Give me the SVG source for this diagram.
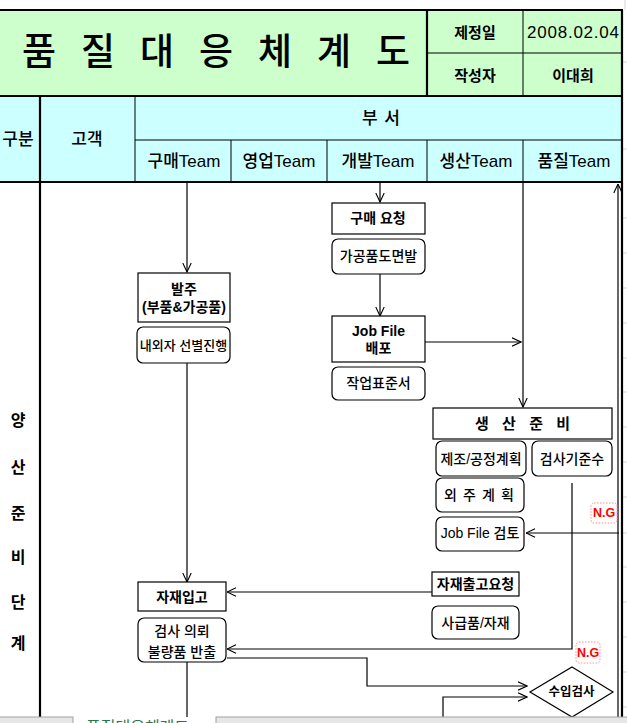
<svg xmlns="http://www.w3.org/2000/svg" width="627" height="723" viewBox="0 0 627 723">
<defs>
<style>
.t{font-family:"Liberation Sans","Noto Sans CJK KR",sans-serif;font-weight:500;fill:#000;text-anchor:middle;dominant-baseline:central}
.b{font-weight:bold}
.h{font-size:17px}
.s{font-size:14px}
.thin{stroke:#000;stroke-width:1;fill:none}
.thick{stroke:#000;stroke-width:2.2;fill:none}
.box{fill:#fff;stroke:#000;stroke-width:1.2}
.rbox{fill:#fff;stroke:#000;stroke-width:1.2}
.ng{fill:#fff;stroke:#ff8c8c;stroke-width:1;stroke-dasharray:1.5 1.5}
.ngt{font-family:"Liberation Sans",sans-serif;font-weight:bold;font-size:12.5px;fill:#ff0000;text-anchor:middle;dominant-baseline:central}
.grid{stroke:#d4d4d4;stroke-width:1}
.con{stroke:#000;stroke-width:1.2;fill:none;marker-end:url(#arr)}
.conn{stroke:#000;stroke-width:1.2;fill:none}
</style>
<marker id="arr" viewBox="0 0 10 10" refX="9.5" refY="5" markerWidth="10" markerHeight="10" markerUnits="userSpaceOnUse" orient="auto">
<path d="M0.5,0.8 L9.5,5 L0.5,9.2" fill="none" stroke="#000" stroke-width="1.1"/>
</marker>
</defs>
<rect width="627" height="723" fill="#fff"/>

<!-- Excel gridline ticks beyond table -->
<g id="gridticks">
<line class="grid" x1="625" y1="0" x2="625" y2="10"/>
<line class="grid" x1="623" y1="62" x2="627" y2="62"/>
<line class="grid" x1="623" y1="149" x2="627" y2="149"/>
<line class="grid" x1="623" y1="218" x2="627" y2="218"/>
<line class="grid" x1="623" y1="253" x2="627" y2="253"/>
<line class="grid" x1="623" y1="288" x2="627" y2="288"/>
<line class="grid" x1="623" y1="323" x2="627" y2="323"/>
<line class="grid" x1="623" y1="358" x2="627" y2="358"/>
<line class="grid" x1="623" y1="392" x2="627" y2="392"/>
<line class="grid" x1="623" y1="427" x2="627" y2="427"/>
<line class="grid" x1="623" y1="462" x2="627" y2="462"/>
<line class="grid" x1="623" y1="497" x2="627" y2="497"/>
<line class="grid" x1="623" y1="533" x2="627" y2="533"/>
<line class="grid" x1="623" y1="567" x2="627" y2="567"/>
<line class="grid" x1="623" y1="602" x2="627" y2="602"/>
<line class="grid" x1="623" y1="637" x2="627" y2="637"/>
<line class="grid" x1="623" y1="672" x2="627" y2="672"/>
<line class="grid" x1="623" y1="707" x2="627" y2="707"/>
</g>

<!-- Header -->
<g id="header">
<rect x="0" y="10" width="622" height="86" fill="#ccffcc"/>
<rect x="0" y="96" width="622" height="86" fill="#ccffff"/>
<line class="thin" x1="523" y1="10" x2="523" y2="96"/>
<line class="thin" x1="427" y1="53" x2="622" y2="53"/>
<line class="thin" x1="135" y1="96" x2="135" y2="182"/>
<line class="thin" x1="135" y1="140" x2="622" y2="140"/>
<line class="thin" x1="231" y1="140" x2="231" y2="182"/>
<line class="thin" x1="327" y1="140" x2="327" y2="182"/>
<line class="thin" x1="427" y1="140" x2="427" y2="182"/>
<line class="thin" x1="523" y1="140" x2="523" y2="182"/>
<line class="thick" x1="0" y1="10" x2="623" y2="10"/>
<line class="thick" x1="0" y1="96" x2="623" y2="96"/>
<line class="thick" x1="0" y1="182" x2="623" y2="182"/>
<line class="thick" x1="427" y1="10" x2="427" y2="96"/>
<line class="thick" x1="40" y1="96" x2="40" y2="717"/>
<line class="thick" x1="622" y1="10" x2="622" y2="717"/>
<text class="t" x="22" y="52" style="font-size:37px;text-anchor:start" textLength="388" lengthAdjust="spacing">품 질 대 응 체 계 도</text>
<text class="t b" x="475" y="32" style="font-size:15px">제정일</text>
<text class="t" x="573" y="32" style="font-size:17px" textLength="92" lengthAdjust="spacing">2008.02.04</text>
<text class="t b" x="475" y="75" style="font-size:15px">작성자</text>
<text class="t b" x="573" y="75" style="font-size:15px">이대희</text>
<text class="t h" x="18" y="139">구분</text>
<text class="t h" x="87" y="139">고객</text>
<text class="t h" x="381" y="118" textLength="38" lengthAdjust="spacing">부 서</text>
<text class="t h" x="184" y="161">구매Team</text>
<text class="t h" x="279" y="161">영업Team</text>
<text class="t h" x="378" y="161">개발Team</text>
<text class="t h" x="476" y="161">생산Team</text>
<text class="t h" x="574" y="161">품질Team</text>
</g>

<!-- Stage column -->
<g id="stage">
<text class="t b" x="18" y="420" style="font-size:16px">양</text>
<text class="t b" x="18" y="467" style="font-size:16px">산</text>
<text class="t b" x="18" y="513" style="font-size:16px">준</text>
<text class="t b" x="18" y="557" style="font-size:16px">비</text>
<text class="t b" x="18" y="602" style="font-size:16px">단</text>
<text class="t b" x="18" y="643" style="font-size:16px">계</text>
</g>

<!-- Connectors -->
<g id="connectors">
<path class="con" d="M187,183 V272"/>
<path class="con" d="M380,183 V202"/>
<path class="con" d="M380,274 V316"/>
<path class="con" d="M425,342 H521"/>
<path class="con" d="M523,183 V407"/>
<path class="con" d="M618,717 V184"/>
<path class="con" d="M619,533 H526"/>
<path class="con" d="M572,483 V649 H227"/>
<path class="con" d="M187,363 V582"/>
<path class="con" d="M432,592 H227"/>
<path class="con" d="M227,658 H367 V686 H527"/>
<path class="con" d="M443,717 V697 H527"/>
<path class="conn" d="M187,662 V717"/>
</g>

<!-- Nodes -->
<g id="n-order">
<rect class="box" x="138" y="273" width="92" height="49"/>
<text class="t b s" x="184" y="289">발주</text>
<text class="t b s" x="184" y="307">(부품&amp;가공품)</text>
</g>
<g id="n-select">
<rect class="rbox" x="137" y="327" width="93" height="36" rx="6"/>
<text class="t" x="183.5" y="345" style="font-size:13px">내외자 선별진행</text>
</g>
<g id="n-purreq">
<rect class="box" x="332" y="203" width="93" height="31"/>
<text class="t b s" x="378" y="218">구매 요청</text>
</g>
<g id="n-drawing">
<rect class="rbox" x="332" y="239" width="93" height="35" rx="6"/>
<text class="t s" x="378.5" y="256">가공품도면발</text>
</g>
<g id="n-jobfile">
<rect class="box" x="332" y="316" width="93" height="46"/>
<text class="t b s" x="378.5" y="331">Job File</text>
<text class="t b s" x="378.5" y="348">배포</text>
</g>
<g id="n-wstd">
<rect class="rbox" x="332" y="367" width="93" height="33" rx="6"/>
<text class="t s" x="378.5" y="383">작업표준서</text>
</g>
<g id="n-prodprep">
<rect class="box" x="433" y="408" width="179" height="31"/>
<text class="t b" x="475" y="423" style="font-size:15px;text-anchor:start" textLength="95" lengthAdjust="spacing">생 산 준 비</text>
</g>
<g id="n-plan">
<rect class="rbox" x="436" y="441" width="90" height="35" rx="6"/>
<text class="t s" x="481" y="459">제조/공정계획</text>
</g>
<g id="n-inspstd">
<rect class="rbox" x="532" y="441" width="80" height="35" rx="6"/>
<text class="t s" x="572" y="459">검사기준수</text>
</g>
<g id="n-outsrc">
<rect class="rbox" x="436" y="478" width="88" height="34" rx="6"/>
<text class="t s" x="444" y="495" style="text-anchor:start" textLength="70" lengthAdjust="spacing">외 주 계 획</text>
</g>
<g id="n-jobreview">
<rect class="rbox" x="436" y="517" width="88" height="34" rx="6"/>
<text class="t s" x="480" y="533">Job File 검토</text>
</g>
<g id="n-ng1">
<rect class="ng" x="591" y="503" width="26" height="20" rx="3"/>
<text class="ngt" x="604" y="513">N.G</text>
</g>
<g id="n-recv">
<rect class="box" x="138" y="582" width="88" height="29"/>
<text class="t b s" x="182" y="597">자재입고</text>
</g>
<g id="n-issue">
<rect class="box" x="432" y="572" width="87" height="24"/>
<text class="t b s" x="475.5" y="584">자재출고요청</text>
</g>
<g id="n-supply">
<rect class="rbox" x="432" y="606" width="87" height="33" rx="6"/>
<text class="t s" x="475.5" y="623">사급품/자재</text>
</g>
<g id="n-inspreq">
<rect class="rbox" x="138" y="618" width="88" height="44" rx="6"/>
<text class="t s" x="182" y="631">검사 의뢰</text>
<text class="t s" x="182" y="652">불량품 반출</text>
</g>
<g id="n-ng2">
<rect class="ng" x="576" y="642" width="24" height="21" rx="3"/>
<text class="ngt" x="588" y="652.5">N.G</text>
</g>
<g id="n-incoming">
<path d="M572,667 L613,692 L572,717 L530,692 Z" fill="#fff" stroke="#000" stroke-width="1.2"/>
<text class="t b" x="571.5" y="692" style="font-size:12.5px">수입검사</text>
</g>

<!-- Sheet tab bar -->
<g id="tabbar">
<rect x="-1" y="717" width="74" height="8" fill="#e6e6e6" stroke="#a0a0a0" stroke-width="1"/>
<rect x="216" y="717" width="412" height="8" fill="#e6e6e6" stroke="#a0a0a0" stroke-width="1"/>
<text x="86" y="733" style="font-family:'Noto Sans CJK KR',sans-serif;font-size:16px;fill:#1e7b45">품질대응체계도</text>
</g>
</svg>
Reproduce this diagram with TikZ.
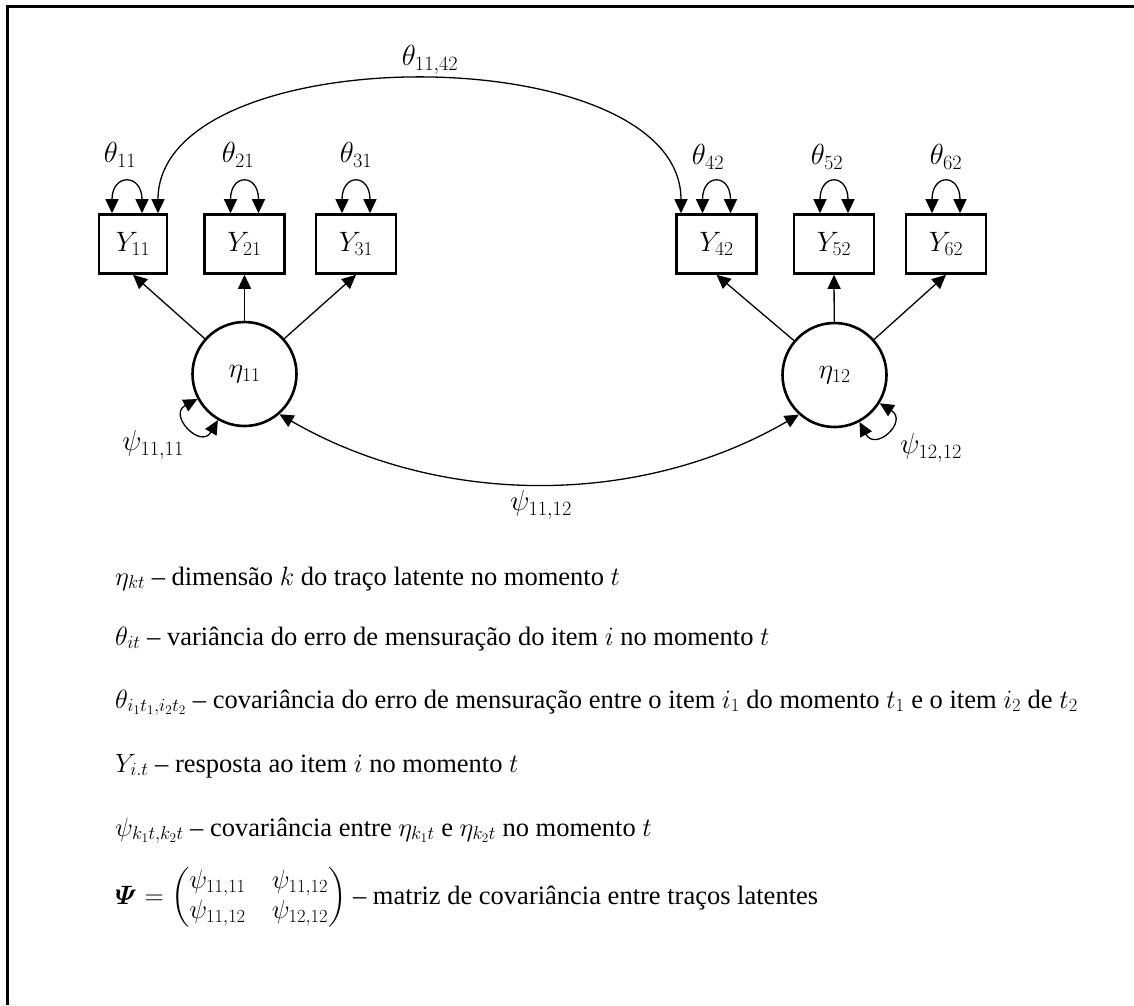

___

> [PROBLEM TO SOLVE] Copy out each line in the listing that has the word "this".

> [COMPLETE RESPONSE]
Give me the SVG source for this diagram.
Reproduce this diagram with TikZ.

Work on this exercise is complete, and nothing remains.